Step 6: Re-use side wall from original mill station.
No need to re-invent the wheel here. We used the same electrical box (with the thoughtfully-designed space for it to fit) and same side-wall complete with cabinet cut-out. It also helped to square the two legs and the horizontal beam so that the surface was relatively level. Unfortunately the original milling station allowed for the customary gap between the counter facing surface and the lip of the countertop whereas neither the new mill cabinet nor this addition will. This meant that the cabinet for the small mill was offset by about 5/8″, but this was easily made up when building the interior side walls.
Step 7: Build cabinet for small mill.
We salvaged quite a bit of 5/8″ plywood from the old mill station. We used this to build the cabinet for the bucket that sits under the small mill. Since we wished to fully enclose the cabinet, we cut the countertop a bit to allow the bucket to fit entirely under the platform for the small mill. We then measured and cut the appropriate pieces to build the cabinet. The one alongside the electrics had to be routed out a bit to allow for the box. On the opposite side, it stayed under the countertop to take up a bit of that aforementioned gap. A small extension to the mill platform was then built to contain this cabinet while still allowing enough room for the lovejoy that connects the motor to the mill. The old mill platform was then attached, as was the motor.
Step 8: Reinstall hopper for the small mill and build iconic lobster trap-style protector for motor.

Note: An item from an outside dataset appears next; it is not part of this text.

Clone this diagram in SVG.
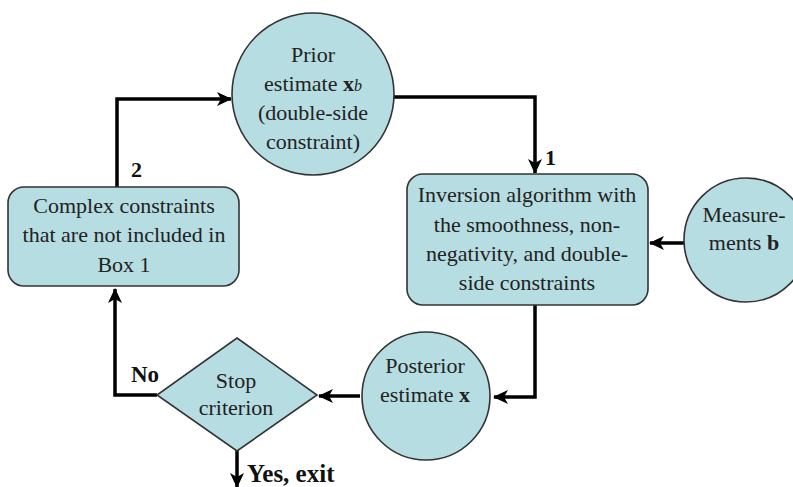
<svg xmlns="http://www.w3.org/2000/svg" width="793" height="487" viewBox="0 0 793 487">
<style>
.n{fill:#b6dde1;stroke:#333;stroke-width:1.6}
.t{font-family:"Liberation Serif","Times New Roman",serif;font-size:22px;fill:#222;text-anchor:middle}
.b{font-weight:bold}
.c{fill:none;stroke:#000;stroke-width:3.5;marker-end:url(#ah)}
.l{font-family:"Liberation Serif","Times New Roman",serif;font-size:22px;font-weight:bold;fill:#111}
</style>
<defs>
<marker id="ah" markerUnits="userSpaceOnUse" markerWidth="16" markerHeight="16" viewBox="0 0 16 16" refX="14" refY="8" orient="auto">
<path d="M0,1 L15,8 L0,15 L4,8 Z" fill="#000"/>
</marker>
</defs>
<rect width="793" height="487" fill="#fff"/>
<g id="connectors">
<polyline class="c" points="393,97 535,97 535,173"/>
<polyline class="c" points="535,305 535,397 494,397"/>
<polyline class="c" points="360,396 319,396"/>
<polyline class="c" points="684,243 650,243"/>
<polyline class="c" points="157,395 115,395 115,289"/>
<polyline class="c" points="117,187 117,99 231,99"/>
<polyline class="c" points="237,450 237,487"/>
</g>
<g id="prior">
<circle class="n" cx="313" cy="94" r="81"/>
<text class="t" x="313" y="62">Prior</text>
<text class="t" x="313" y="91">estimate <tspan class="b">x</tspan><tspan font-style="italic" font-size="16">b</tspan></text>
<text class="t" x="313" y="120">(double-side</text>
<text class="t" x="313" y="149">constraint)</text>
</g>
<g id="inversion">
<rect class="n" x="407" y="174" width="241" height="131" rx="16"/>
<text class="t" x="527" y="202">Inversion algorithm with</text>
<text class="t" x="527" y="232">the smoothness, non-</text>
<text class="t" x="527" y="261">negativity, and double-</text>
<text class="t" x="527" y="290">side constraints</text>
</g>
<g id="measurements">
<circle class="n" cx="746" cy="240" r="62"/>
<text class="t" x="744" y="222">Measure-</text>
<text class="t" x="744" y="250">ments <tspan class="b">b</tspan></text>
</g>
<g id="complex">
<rect class="n" x="8" y="187" width="231" height="99" rx="16"/>
<text class="t" x="124" y="213">Complex constraints</text>
<text class="t" x="124" y="242">that are not included in</text>
<text class="t" x="124" y="272">Box 1</text>
</g>
<g id="posterior">
<circle class="n" cx="426" cy="396" r="64"/>
<text class="t" x="425" y="373">Posterior</text>
<text class="t" x="425" y="402">estimate <tspan class="b">x</tspan></text>
</g>
<g id="stop">
<polygon class="n" points="237,338 317,395 237,451 157,395"/>
<text class="t" x="236" y="388">Stop</text>
<text class="t" x="236" y="415">criterion</text>
</g>
<g id="labels">
<text class="l" x="545" y="165">1</text>
<text class="l" x="131" y="177">2</text>
<text class="l" x="131" y="382" style="font-size:23px">No</text>
<text class="l" x="247" y="482" style="font-size:25px">Yes, exit</text>
</g>
</svg>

One thing that we never forget is that we are solidly here in New England. When it comes to protecting our motors from the curious fingers of customers, we want to do so with a bit of local flair. Since most people know not to touch a motor, a visual barrier is enough to dissuade most. We were able to rebuild the lobster trap-style protector with just a bit of new wood and thus keep our unique style. Bolt down the hopper and we’re back in the milling business with both mills!
An added bonus for this design is how open it is beneath the mill area. We can now store our tella mill out of the way. Eventually we’re going to add a vacuum to suck the fine particulate dust directly out of both milling cabinets. We’ll have to use some sort of relay as the two mills are on independent circuits and we don’t want power from one flowing into the other. Still, early results are that the dust produced by milling is substantially reduced just by the containment provided by cabinets that close!